New York's chief judge on Thursday announced a new plan to overhaul the state's bail law, which he said unjustly punishes the poor and forces them to "serve a sentence before their cases are ever resolved."
Judge Jonathan Lippmann, who is set to retire at the end of the year, made his announcement in a speech at the Citizens Crime Commission breakfast meeting in Manhattan. He said the courts could no longer wait for lawmakers to take on punitive rules after his proposed bill to reform the bail law failed in State Legislature two years in a row.
"Defendants who are unable to post bail serve a sentence before their cases are ever resolved," Lippmann said. "They do so regardless of innocence or guilt, and the harm that this injustice causes is intolerable."
Lippmann said he would use the existing legal framework to set up automatic bail reviews for misdemeanor charges in each borough, which would require judges to reconsider bail costs within 10 days. Judges would also be required to check in on pending felony cases and lower or eliminate bails if the prosecution against defendants has weakened.
Lippmann would also urge judges to consider using alternatives to bail, such as electronic monitoring, or simply setting an affordable cost. Judges and clerks would also be trained in accepting less-known payment methods, such as the use of a credit card or payment of bond directly to the courts, rather than defaulting to predatory bond insurance companies.
"Make no mistake, in my view, the ultimate goal may well be to end our reliance on cash bail in New York," Lippmann said. "It is fundamentally unfair for a person’s liberty to be all about how much money you have."
About 14 percent of people arraigned in New York City are sent to jail because they can't afford their bail, and more than half of them remain incarcerated until their trials, according to the Office of Court Administration (OCA). Meanwhile, the OCA said, the average cost of detention in New York City is $100,000 annually—"drastically" more than the price of electronic monitoring.
To depict the devastating toll of the bail system, Lippmann invoked the story of Kalief Browder, who was arrested at 16 for allegedly stealing a backpack and spent the next three years at Rikers Island awaiting a trial that never came, trapped behind a $3,000 bail he couldn't afford. While there, a teenage Browder was subjected to abuse from guards and inmates and held in long periods of time in solitary confinement before prosecutors eventually dismissed the case.
His ordeal, detailed in a 2014 New Yorker profile, helped bring national attention to another layer of the state's dysfunctional justice system. But it also left Browder with deep psychological trauma and depression. At 22, less than a year after his story became public, Browder committed suicide.
Being sent to jail before trial "can tear apart the very fabric of people’s lives," Lippmann said. "Far too many people are trapped in pretrial detention simply because they are poor."

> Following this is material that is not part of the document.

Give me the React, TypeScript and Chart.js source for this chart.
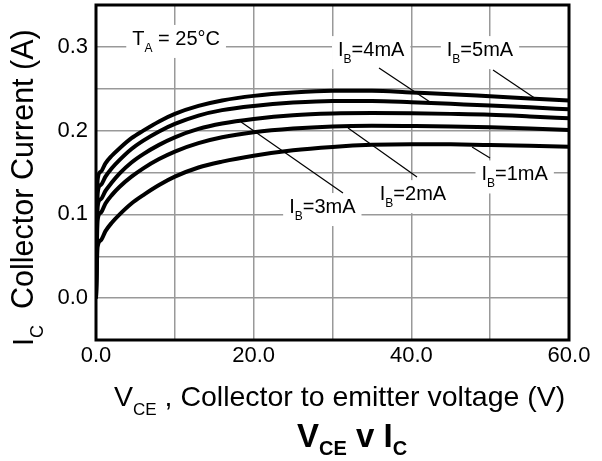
import React, { useEffect, useRef } from 'react';
import { Chart, registerables } from 'chart.js';

Chart.register(...registerables);

const FONT = '"Liberation Sans", Arial, Helvetica, sans-serif';

// Collector-emitter voltage (V)
const vce = [0, 0.2, 0.6, 1.2, 2, 3, 4.5, 6, 8, 10, 13, 16, 20, 25, 30, 35, 40, 45, 50, 55, 60];
// Collector current (A) per base current
const ib1mA = [0, 0.061, 0.069, 0.080, 0.090, 0.100, 0.113, 0.123, 0.135, 0.145, 0.156, 0.163, 0.170, 0.1765, 0.1805, 0.183, 0.1838, 0.1836, 0.1828, 0.1818, 0.1808];
const ib2mA = [0, 0.093, 0.102, 0.113, 0.123, 0.133, 0.145, 0.155, 0.166, 0.175, 0.185, 0.192, 0.198, 0.2025, 0.205, 0.2058, 0.2055, 0.205, 0.204, 0.2025, 0.2007];
const ib3mA = [0, 0.109, 0.118, 0.128, 0.138, 0.149, 0.162, 0.172, 0.183, 0.192, 0.202, 0.2085, 0.214, 0.2185, 0.2205, 0.221, 0.2207, 0.22, 0.219, 0.217, 0.2147];
const ib4mA = [0, 0.125, 0.135, 0.145, 0.155, 0.165, 0.178, 0.188, 0.199, 0.208, 0.218, 0.2245, 0.2295, 0.2335, 0.2355, 0.2355, 0.234, 0.232, 0.23, 0.2278, 0.2254];
const ib5mA = [0, 0.141, 0.151, 0.161, 0.170, 0.179, 0.191, 0.200, 0.211, 0.220, 0.2295, 0.236, 0.2415, 0.2455, 0.2475, 0.2475, 0.2455, 0.2435, 0.241, 0.2385, 0.236];
const seriesNames = ['IB=1mA', 'IB=2mA', 'IB=3mA', 'IB=4mA', 'IB=5mA'];
const seriesValues = [ib1mA, ib2mA, ib3mA, ib4mA, ib5mA];

// Tick labels shown
const xTickLabels = [0, 20, 40, 60];
const yTickLabels = [0, 0.1, 0.2, 0.3];

// Annotations (text parts, anchor in data units)
const labelMain = ['T', 'I', 'I', 'I', 'I', 'I'];
const labelSub = ['A', 'B', 'B', 'B', 'B', 'B'];
const labelRest = [' = 25°C', '=4mA', '=5mA', '=3mA', '=2mA', '=1mA'];
const labelAt = [
  [4.6, 0.3023],
  [30.7, 0.289],
  [44.5, 0.289],
  [24.5, 0.1016],
  [36.0, 0.117],
  [48.9, 0.1405],
];
const leaderFrom = [null, [35.9, 0.2748], [50.36, 0.2724], [18.4, 0.2103], [31.97, 0.2031], [47.7, 0.1804]];
const leaderTo = [null, [42.37, 0.2342], [55.82, 0.2378], [31.33, 0.1254], [40.72, 0.1446], [49.98, 0.1673]];

type Part = { t: string; size: number; bold?: boolean; dy?: number; gap?: number };

function drawParts(ctx: CanvasRenderingContext2D, x: number, y: number, parts: Part[], measureOnly = false) {
  let cx = x;
  for (const p of parts) {
    cx += p.gap || 0;
    ctx.font = `${p.bold ? 'bold ' : ''}${p.size}px ${FONT}`;
    if (!measureOnly) ctx.fillText(p.t, cx, y + (p.dy || 0));
    cx += ctx.measureText(p.t).width;
  }
  return cx - x;
}

const overlayPlugin = {
  id: 'overlay',
  beforeDatasetsDraw(chart: any) {
    const ctx: CanvasRenderingContext2D = chart.ctx;
    const xs = chart.scales.x;
    const ys = chart.scales.y;
    ctx.save();
    ctx.textBaseline = 'alphabetic';
    ctx.textAlign = 'left';
    for (let i = 0; i < labelMain.length; i++) {
      const px = xs.getPixelForValue(labelAt[i][0]);
      const py = ys.getPixelForValue(labelAt[i][1]);
      const parts: Part[] = [
        { t: labelMain[i], size: 20 },
        { t: labelSub[i], size: 12, dy: 7 },
        { t: labelRest[i], size: 20 },
      ];
      const w = drawParts(ctx, px, py, parts, true);
      ctx.fillStyle = '#fff';
      ctx.fillRect(px - 6, py - 20, w + 12, 33);
      ctx.fillStyle = '#000';
      drawParts(ctx, px, py, parts);
      const f = leaderFrom[i];
      const t = leaderTo[i];
      if (f && t) {
        ctx.strokeStyle = '#000';
        ctx.lineWidth = 1.2;
        ctx.beginPath();
        ctx.moveTo(xs.getPixelForValue(f[0]), ys.getPixelForValue(f[1]));
        ctx.lineTo(xs.getPixelForValue(t[0]), ys.getPixelForValue(t[1]));
        ctx.stroke();
      }
    }
    ctx.restore();
  },
  afterDatasetsDraw(chart: any) {
    const ctx: CanvasRenderingContext2D = chart.ctx;
    const a = chart.chartArea;
    ctx.save();
    ctx.strokeStyle = '#000';
    ctx.lineWidth = 3;
    ctx.strokeRect(a.left, a.top, a.right - a.left, a.bottom - a.top);
    ctx.restore();
  },
  afterDraw(chart: any) {
    const ctx: CanvasRenderingContext2D = chart.ctx;
    ctx.save();
    ctx.fillStyle = '#000';
    ctx.textAlign = 'left';
    ctx.textBaseline = 'alphabetic';
    // X axis title
    drawParts(ctx, 114, 406, [
      { t: 'V', size: 28.5 },
      { t: 'CE', size: 17, dy: 9 },
      { t: ' , Collector to emitter voltage (V)', size: 28.5 },
    ]);
    // Main title
    drawParts(ctx, 297, 447, [
      { t: 'V', size: 33, bold: true },
      { t: 'CE', size: 20, bold: true, dy: 8 },
      { t: ' v I', size: 33, bold: true },
      { t: 'C', size: 20, bold: true, dy: 8 },
    ]);
    // Y axis title (rotated)
    ctx.translate(33, 346);
    ctx.rotate(-Math.PI / 2);
    drawParts(ctx, 0, 0, [
      { t: 'I', size: 29 },
      { t: 'C', size: 18, dy: 10 },
      { t: 'Collector Current (A)', size: 30.5, gap: 16 },
    ]);
    ctx.restore();
  },
};

export default function App() {
  const canvasRef = useRef<HTMLCanvasElement | null>(null);

  useEffect(() => {
    const canvas = canvasRef.current;
    if (!canvas) return;
    const gridColor = '#999999';
    const chart = new Chart(canvas, {
      type: 'line',
      data: {
        datasets: seriesValues.map((vals, i) => ({
          label: seriesNames[i],
          data: vce.map((v, j) => ({ x: v, y: vals[j] })),
          borderColor: '#000',
          borderWidth: 4,
          pointRadius: 0,
          fill: false,
          cubicInterpolationMode: 'monotone' as const,
        })),
      },
      options: {
        animation: false,
        responsive: false,
        events: [],
        layout: { padding: { top: 5, right: 33, left: 0, bottom: 0 } },
        plugins: {
          legend: { display: false },
          tooltip: { enabled: false },
          title: { display: false },
        },
        scales: {
          x: {
            type: 'linear',
            min: 0,
            max: 60,
            border: { display: false },
            grid: { color: gridColor, lineWidth: 1.5, drawTicks: false },
            ticks: {
              stepSize: 10,
              autoSkip: false,
              maxRotation: 0,
              padding: 3,
              color: '#000',
              font: { family: FONT, size: 22 },
              callback: (v: any) => (xTickLabels.includes(Number(v)) ? Number(v).toFixed(1) : ''),
            },
            afterFit: (s: any) => {
              s.height = 121;
              s.paddingLeft = 0;
              s.paddingRight = 0;
            },
          },
          y: {
            type: 'linear',
            min: -0.05,
            max: 0.35,
            border: { display: false },
            grid: { color: gridColor, lineWidth: 1.5, drawTicks: false },
            ticks: {
              stepSize: 0.05,
              autoSkip: false,
              padding: 8,
              color: '#000',
              font: { family: FONT, size: 22 },
              callback: (v: any) => {
                const n = Math.round(Number(v) * 100) / 100;
                return yTickLabels.some((t) => Math.abs(t - n) < 1e-6) ? n.toFixed(1) : '';
              },
            },
            afterFit: (s: any) => {
              s.width = 96;
              s.paddingTop = 0;
              s.paddingBottom = 0;
            },
          },
        },
      },
      plugins: [overlayPlugin],
    });
    return () => chart.destroy();
  }, []);

  return (
    <div style={{ position: 'fixed', left: 0, top: 0, width: 602, height: 461, background: '#fff' }}>
      <canvas ref={canvasRef} width={602} height={461} style={{ display: 'block' }} />
    </div>
  );
}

Legal nonprofits applauded Lippmann's announcement. "We are extremely encouraged by Chief Judge Lippman's announcement today regarding bail reform," said Tina Luongo, an attorney with the Legal Aid Society. "As the primary public defender in New York City representing over 200,000 indigent people, we see the devastating effects that bail and pretrial detention create in the lives of our clients and families. For many of our clients, bail as low as five hundred dollars is unaffordable and forces people to plead guilty to escape the horrors of Rikers Island and return to their families."
Lippmann said the reforms would "make major strides in overhauling our broken system of bail.... Reforming the institution of bail in New York will go a long way toward ensuring that our justice system not only protects the public safety, but also is fair and just for each and every New Yorker, rich and poor alike."